Converged network interface devices are generally utilized to integrate a plurality of different types of network traffic into one physical network. This may, however, cause issues with quality of service (QoS) requirements for the different types of traffic. Management traffic, for example, may require guaranteed delivery regardless of traffic conditions. Converged network interface devices may be utilized to perform protocol acceleration and protocol processing beyond OSI layer 2 and may require considerable computational power. Certain types of traffic such as clustering traffic may require low latency. Storage traffic, for example, may require efficient guaranteed delivery with varying bursty traffic loads. Some types of traffic such as critical networking traffic may require varying levels of prioritization, while other networking traffic may require best effort.
Clustering traffic may use proprietary or standardized clustering technologies. Storage traffic may use fibre channel, for example, while networking traffic may use Ethernet. In many cases, management traffic may utilize a separate out of band management network to guarantee delivery and avoid mixing it with the user Ethernet network. Each of these separate networks may be specifically designed to guarantee the quality of service required for the payload it carries so that there are no other traffic types with conflicting QoS requirements trying to share the same network. When consolidating all these networks over a single network that carries all traffic types, the converged network may provide similar QoS as guaranteed by the physically separate networks.

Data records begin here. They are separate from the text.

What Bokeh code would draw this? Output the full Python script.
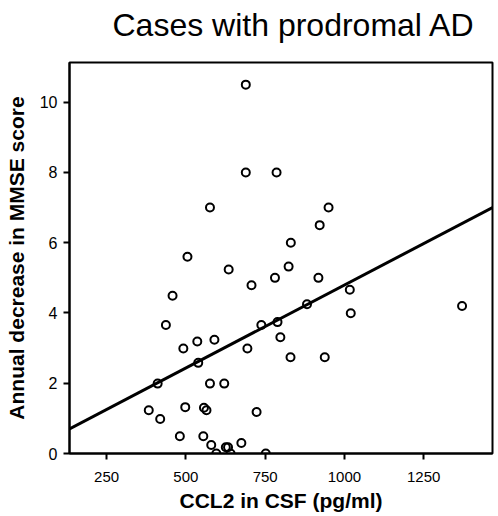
import numpy as np
from bokeh.plotting import figure
from bokeh.models import ColumnDataSource, FixedTicker, Range1d, Title
from bokeh.embed import file_html
from bokeh.resources import INLINE

# CCL2 in CSF (pg/ml)
ccl2 = [689, 689, 786, 576, 950, 922, 831, 505, 635, 824,
        781, 918, 707, 458, 882, 437, 738, 789, 536, 590,
        798, 492, 694, 830, 938, 539, 411, 576, 621, 383,
        419, 498, 557, 565, 723, 481, 555, 675, 580, 626,
        633, 596, 641, 752, 1017, 1020, 1371]
# Annual decrease in MMSE score
mmse = [10.5, 8.0, 8.0, 7.0, 7.0, 6.5, 6.0, 5.6, 5.24, 5.32,
        5.0, 5.0, 4.79, 4.49, 4.25, 3.66, 3.66, 3.74, 3.19, 3.24,
        3.31, 2.99, 2.99, 2.74, 2.74, 2.58, 1.99, 1.99, 1.99, 1.23,
        0.98, 1.32, 1.30, 1.23, 1.18, 0.49, 0.49, 0.30, 0.24, 0.18,
        0.18, 0.0, 0.0, 0.0, 4.66, 3.99, 4.2]

# linear fit coefficients
fit_intercept = 0.072
fit_slope = 0.004723

title_text = "Cases with prodromal AD"
x_ticks = [250, 500, 750, 1000, 1250]
y_ticks = [0, 2, 4, 6, 8, 10]
x_min, x_max = 133, 1467
y_min, y_max = 0, 11.13

FONT = "Liberation Sans"

p = figure(width=498, height=516, output_backend="svg", toolbar_location=None,
           x_range=Range1d(x_min, x_max), y_range=Range1d(y_min, y_max),
           min_border_left=69, min_border_right=6, min_border_top=59, min_border_bottom=63)

# blank spacer title nearest the frame, real title above it
spacer = Title(text=" ", text_font_size="1px", standoff=12)
p.add_layout(spacer, "above")
main_title = Title(text=title_text, text_font=FONT, text_font_size="32px",
                   text_font_style="normal", text_color="black",
                   align="left", offset=43, standoff=9)
p.add_layout(main_title, "above")

p.grid.visible = False
p.background_fill_color = "white"
p.border_fill_color = "white"
p.outline_line_color = "black"
p.outline_line_width = 2

for ax in (p.xaxis[0], p.yaxis[0]):
    ax.axis_line_width = 2
    ax.axis_line_color = "black"
    ax.major_tick_line_width = 2
    ax.major_tick_line_color = "black"
    ax.major_tick_in = 0
    ax.major_tick_out = 6
    ax.minor_tick_line_color = None
    ax.major_label_text_font = FONT
    ax.major_label_text_color = "black"
    ax.axis_label_text_font = FONT
    ax.axis_label_text_font_size = "21px"
    ax.axis_label_text_font_style = "bold"
    ax.axis_label_text_color = "black"

p.xaxis[0].major_label_text_font_size = "15px"
p.yaxis[0].major_label_text_font_size = "16px"
p.xaxis[0].ticker = FixedTicker(ticks=x_ticks)
p.yaxis[0].ticker = FixedTicker(ticks=y_ticks)
p.xaxis[0].axis_label = "CCL2 in CSF (pg/ml)"
p.yaxis[0].axis_label = "Annual decrease in MMSE score"
p.xaxis[0].major_label_standoff = 12
p.yaxis[0].major_label_standoff = 6
p.xaxis[0].axis_label_standoff = 4
p.yaxis[0].axis_label_standoff = 9

fit_x = np.array([x_min, x_max], dtype=float)
fit_y = fit_intercept + fit_slope * fit_x
p.line(fit_x, fit_y, line_color="black", line_width=3)

src = ColumnDataSource(dict(x=ccl2, y=mmse))
p.scatter("x", "y", source=src, marker="circle", size=8,
          line_color="black", line_width=2, fill_color=None)

open("out.html", "w").write(file_html(p, INLINE))
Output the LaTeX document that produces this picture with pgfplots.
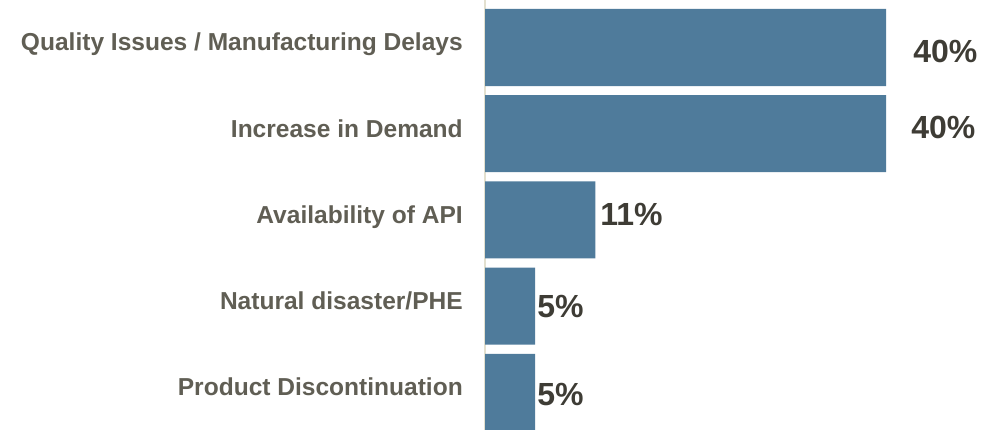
\documentclass[border=0pt]{standalone}
\usepackage{pgfplots}
\pgfplotsset{compat=1.18}
\usepackage{fontspec}
\setmainfont{Liberation Sans}
\definecolor{barblue}{HTML}{4F7B9B}
\definecolor{labgray}{HTML}{605E54}
\definecolor{valgray}{HTML}{3E3C35}
\definecolor{axisbeige}{HTML}{E3E0CF}
\begin{document}
\begin{tikzpicture}
\begin{axis}[
  scale only axis,
  x=7.519pt, y=64.65pt,
  xmin=0, xmax=50.17,
  ymin=-0.551, ymax=4.437,
  y dir=reverse,
  axis x line=none,
  axis y line*=left,
  axis line style={draw=axisbeige, line width=0.8pt, -},
  ytick={0,1,2,3,4},
  yticklabels={Quality Issues / Manufacturing Delays, Increase in Demand, Availability of API, Natural disaster/PHE, Product Discontinuation},
  major tick length=0pt,
  yticklabel style={font=\fontsize{18.4}{22}\selectfont\bfseries, text=labgray, inner sep=0pt, xshift=-16.5pt, text height=0.75em, text depth=0.25em},
]
\addplot[xbar, bar width=57.75pt, fill=barblue, draw=none, bar shift=0pt] coordinates {
  (40,0) (40,1) (11,2) (5,3) (5,4)
};
\addplot[only marks, mark=none, point meta=explicit symbolic,
  nodes near coords,
  every node near coord/.style={anchor=west, inner sep=0pt, font=\fontsize{24}{28}\selectfont\bfseries, text=valgray}]
  table[meta=lab] {
x y lab
42.69 0.046 40\%
42.50 0.925 40\%
11.47 1.942 11\%
5.19 3.0 5\%
5.19 4.023 5\%
};
\end{axis}
\pgfresetboundingbox
\path[use as bounding box] ([xshift=-363.75pt]current axis.south west) rectangle (current axis.north east);
\end{tikzpicture}
\end{document}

Computer networks comprise a plurality of interconnected networking devices, such as routers, switches and/or computers. The physical connection that allows one networking device to communicate with another networking, device is referred to as a link. Links may utilize wired or wireless communication technologies. Data may be communicated between networking devices via the link in groups of binary bits referred to as packets. The rate at which networking devices may communicate data via a link is referred to as link speed.
Demands for increasing link speeds and computing speeds have driven a variety of specialized computer networking architectures. There are networking architectures, such as Ethernet, which are widely utilized for communications based on the Internet Protocol (IP). There are other networking architectures, such as Fibre Channel, which are widely utilized in storage area network (SAN) architectures. Still other networking architectures are utilized in cluster computing architectures.
Further limitations and disadvantages of conventional and traditional approaches will become apparent to one of skill in the art, through comparison of such systems with some aspects of the present invention as set forth in the remainder of the present application with reference to the drawings.